start Supplied material
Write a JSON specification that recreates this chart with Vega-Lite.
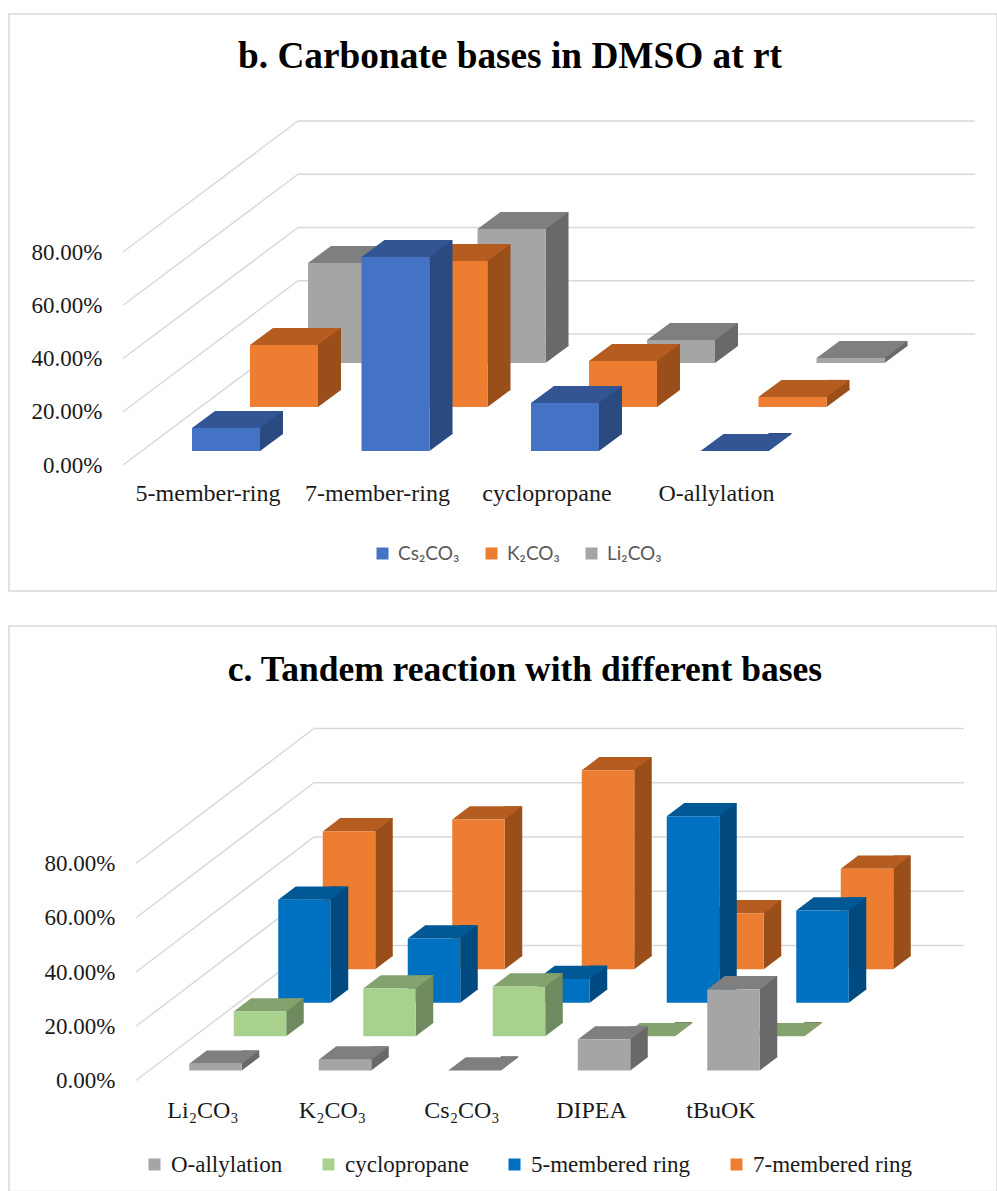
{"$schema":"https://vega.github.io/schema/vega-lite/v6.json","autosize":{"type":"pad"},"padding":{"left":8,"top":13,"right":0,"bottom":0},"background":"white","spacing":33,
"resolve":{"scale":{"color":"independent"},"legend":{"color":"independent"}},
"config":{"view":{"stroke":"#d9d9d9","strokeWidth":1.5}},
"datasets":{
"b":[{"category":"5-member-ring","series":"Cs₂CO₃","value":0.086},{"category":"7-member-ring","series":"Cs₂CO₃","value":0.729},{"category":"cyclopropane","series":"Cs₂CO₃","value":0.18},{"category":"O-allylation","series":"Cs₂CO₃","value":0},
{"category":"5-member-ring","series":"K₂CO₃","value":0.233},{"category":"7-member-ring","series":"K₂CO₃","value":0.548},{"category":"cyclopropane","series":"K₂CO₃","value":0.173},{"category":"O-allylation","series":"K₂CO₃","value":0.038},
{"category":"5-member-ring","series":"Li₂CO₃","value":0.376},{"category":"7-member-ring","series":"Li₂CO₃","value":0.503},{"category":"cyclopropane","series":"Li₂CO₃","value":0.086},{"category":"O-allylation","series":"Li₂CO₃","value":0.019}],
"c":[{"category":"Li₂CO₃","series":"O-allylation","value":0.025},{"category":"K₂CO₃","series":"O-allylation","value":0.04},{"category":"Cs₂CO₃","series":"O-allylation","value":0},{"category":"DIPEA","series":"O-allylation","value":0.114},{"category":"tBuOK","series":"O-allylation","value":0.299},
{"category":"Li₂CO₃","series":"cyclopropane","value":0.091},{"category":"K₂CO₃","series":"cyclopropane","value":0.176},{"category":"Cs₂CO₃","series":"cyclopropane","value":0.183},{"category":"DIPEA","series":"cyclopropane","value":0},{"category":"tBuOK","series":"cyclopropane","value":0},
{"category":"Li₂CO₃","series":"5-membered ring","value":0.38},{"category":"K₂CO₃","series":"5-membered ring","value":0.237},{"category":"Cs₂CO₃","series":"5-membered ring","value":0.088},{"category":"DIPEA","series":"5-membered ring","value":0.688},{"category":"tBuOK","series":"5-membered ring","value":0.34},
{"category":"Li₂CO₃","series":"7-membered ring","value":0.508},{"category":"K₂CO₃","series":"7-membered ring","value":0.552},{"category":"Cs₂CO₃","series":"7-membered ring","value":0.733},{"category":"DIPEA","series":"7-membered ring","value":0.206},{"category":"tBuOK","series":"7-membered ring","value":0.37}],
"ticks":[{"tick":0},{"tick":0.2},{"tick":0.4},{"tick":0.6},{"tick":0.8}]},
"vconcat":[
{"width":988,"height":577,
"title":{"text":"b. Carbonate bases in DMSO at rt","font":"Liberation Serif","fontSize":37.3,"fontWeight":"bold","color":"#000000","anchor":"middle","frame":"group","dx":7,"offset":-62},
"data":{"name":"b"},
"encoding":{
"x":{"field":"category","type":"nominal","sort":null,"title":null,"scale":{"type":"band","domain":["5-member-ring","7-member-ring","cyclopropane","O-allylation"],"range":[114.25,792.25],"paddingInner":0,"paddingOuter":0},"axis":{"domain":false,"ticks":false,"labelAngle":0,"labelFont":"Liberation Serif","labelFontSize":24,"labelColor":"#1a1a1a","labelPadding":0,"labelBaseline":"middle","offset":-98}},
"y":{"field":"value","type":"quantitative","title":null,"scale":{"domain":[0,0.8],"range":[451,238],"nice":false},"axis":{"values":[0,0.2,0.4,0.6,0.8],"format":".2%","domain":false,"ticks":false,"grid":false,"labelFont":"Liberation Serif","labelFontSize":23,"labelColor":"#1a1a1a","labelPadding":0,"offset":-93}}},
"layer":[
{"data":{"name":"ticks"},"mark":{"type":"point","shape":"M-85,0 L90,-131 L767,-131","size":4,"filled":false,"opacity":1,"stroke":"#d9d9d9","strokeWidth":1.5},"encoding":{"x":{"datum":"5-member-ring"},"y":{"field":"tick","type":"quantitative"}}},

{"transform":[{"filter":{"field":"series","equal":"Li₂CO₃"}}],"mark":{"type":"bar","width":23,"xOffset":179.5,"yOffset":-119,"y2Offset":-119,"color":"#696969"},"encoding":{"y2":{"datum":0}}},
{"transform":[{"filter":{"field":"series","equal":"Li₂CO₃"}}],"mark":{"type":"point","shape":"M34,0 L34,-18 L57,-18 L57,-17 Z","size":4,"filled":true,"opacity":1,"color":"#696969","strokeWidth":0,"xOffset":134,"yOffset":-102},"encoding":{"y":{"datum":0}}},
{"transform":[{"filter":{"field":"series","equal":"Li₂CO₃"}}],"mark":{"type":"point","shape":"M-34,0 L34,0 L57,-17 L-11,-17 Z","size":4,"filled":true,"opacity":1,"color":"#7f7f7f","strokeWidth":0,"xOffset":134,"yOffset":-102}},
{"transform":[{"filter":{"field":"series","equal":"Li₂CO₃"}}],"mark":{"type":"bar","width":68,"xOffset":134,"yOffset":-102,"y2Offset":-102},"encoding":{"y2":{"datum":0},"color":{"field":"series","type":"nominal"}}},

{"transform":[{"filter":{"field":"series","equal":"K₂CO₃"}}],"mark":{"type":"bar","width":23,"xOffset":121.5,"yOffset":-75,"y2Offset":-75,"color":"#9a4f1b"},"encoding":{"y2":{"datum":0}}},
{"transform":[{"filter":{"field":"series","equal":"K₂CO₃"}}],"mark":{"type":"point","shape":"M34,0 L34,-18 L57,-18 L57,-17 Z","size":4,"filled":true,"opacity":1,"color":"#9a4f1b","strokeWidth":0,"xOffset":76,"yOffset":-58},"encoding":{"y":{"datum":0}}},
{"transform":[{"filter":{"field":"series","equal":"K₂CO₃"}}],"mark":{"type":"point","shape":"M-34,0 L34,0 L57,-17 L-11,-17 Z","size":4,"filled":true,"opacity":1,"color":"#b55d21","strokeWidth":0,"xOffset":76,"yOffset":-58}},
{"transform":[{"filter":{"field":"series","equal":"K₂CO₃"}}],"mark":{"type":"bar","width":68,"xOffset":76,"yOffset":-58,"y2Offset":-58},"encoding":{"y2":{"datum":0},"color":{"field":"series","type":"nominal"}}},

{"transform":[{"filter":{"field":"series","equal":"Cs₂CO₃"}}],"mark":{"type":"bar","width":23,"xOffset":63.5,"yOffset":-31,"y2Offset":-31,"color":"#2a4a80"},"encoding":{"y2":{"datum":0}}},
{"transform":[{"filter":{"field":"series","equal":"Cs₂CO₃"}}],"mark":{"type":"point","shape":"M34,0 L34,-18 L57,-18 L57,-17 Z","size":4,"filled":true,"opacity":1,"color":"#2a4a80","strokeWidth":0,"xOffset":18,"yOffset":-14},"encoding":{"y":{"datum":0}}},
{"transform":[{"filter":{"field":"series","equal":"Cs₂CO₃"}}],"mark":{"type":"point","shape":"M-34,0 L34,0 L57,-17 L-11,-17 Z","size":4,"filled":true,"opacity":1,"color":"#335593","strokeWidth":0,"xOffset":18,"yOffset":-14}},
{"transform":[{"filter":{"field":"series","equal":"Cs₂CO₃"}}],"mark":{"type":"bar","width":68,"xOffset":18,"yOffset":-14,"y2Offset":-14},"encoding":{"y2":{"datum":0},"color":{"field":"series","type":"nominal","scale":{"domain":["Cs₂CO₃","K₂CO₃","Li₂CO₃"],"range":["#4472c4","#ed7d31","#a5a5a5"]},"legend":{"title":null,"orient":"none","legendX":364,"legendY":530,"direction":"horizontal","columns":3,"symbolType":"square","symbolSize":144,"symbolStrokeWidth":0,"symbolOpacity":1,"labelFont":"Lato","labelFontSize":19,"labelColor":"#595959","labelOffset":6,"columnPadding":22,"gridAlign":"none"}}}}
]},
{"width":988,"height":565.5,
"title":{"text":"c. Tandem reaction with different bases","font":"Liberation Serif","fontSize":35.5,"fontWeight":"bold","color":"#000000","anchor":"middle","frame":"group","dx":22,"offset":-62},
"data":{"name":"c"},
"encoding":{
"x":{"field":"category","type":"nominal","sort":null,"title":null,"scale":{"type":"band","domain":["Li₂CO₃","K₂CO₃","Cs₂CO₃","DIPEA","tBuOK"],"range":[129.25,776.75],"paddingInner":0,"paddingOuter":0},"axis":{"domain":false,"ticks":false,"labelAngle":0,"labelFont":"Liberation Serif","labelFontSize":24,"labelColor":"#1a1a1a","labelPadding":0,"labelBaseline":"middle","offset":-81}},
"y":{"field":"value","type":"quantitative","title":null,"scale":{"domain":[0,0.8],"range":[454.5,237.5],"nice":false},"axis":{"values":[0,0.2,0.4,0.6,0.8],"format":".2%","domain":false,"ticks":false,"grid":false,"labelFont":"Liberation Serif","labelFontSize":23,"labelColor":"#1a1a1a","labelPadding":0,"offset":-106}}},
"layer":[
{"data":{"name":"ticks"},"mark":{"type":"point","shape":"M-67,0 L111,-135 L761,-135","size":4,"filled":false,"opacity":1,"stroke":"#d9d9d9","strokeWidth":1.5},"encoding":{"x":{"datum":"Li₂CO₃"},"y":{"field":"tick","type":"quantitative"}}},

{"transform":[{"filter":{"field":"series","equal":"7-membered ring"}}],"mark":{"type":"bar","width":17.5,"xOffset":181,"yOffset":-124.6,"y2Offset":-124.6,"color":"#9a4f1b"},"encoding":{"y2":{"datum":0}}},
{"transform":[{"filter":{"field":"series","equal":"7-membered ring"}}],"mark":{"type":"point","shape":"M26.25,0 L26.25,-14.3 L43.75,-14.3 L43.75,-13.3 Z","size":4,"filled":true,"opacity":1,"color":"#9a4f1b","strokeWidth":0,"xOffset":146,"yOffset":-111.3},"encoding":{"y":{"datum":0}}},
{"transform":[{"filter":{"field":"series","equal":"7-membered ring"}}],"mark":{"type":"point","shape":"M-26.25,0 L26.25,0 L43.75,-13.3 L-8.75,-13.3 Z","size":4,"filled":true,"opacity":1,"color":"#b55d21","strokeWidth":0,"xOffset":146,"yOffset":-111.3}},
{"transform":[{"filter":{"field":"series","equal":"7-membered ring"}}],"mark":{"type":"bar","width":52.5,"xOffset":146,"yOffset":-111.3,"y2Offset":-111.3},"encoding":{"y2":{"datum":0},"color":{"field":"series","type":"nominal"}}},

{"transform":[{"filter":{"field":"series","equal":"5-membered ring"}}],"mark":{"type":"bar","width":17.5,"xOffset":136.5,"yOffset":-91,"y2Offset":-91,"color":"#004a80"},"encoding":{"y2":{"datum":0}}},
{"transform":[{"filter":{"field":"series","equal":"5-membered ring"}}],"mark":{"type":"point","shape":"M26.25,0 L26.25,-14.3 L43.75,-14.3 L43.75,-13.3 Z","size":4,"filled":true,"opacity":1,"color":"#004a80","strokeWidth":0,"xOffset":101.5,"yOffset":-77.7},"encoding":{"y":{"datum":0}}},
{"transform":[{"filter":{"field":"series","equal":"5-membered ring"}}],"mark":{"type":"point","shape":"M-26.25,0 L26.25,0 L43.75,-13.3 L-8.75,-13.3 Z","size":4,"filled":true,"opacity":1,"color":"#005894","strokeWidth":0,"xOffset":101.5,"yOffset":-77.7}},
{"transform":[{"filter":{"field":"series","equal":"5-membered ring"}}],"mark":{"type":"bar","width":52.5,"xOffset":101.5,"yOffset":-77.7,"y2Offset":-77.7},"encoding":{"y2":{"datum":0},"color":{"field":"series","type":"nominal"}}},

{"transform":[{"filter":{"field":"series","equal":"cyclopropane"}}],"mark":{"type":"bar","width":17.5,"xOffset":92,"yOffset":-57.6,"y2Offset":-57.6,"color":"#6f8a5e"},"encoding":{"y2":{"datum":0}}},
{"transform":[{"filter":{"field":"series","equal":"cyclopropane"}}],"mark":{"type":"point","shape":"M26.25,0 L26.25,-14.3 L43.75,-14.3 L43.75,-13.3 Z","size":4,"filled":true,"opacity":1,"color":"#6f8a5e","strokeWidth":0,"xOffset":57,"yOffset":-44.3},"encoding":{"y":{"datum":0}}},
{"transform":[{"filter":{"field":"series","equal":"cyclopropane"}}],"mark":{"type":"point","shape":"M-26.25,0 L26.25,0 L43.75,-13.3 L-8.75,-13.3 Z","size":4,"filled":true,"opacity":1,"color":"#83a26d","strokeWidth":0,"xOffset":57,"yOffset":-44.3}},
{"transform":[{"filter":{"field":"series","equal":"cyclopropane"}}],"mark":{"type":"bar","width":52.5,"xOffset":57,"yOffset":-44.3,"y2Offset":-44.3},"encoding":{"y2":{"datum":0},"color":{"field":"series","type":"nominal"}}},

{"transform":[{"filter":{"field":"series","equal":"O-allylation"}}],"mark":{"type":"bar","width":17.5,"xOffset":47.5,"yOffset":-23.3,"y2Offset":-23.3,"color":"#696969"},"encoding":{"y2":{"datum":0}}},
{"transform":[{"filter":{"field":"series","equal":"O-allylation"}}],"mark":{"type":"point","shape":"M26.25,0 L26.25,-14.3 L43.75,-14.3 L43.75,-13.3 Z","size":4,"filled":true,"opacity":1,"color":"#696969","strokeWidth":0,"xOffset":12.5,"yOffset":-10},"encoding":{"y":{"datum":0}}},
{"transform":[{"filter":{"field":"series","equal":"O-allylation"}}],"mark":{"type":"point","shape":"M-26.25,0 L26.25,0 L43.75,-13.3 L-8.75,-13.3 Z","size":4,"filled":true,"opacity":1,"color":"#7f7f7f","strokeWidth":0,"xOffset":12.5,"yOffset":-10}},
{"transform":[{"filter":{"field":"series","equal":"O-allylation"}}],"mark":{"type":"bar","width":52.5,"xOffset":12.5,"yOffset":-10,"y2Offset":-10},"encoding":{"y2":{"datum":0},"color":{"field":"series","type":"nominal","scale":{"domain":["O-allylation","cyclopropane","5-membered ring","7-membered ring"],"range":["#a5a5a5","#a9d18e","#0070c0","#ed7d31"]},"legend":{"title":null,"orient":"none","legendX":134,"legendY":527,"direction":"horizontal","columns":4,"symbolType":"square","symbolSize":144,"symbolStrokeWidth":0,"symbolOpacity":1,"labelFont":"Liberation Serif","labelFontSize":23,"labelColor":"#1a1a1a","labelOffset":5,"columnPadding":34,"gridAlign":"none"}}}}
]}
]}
end Supplied material
▸ **Work instructions**:
Filter lines by "with" and return each hit.

▸ **Output of the task**:
Write a JSON specification that recreates this chart with Vega-Lite.
"title":{"text":"c. Tandem reaction with different bases","font":"Liberation Serif","fontSize":35.5,"fontWeight":"bold","color":"#000000","anchor":"middle","frame":"group","dx":22,"offset":-62},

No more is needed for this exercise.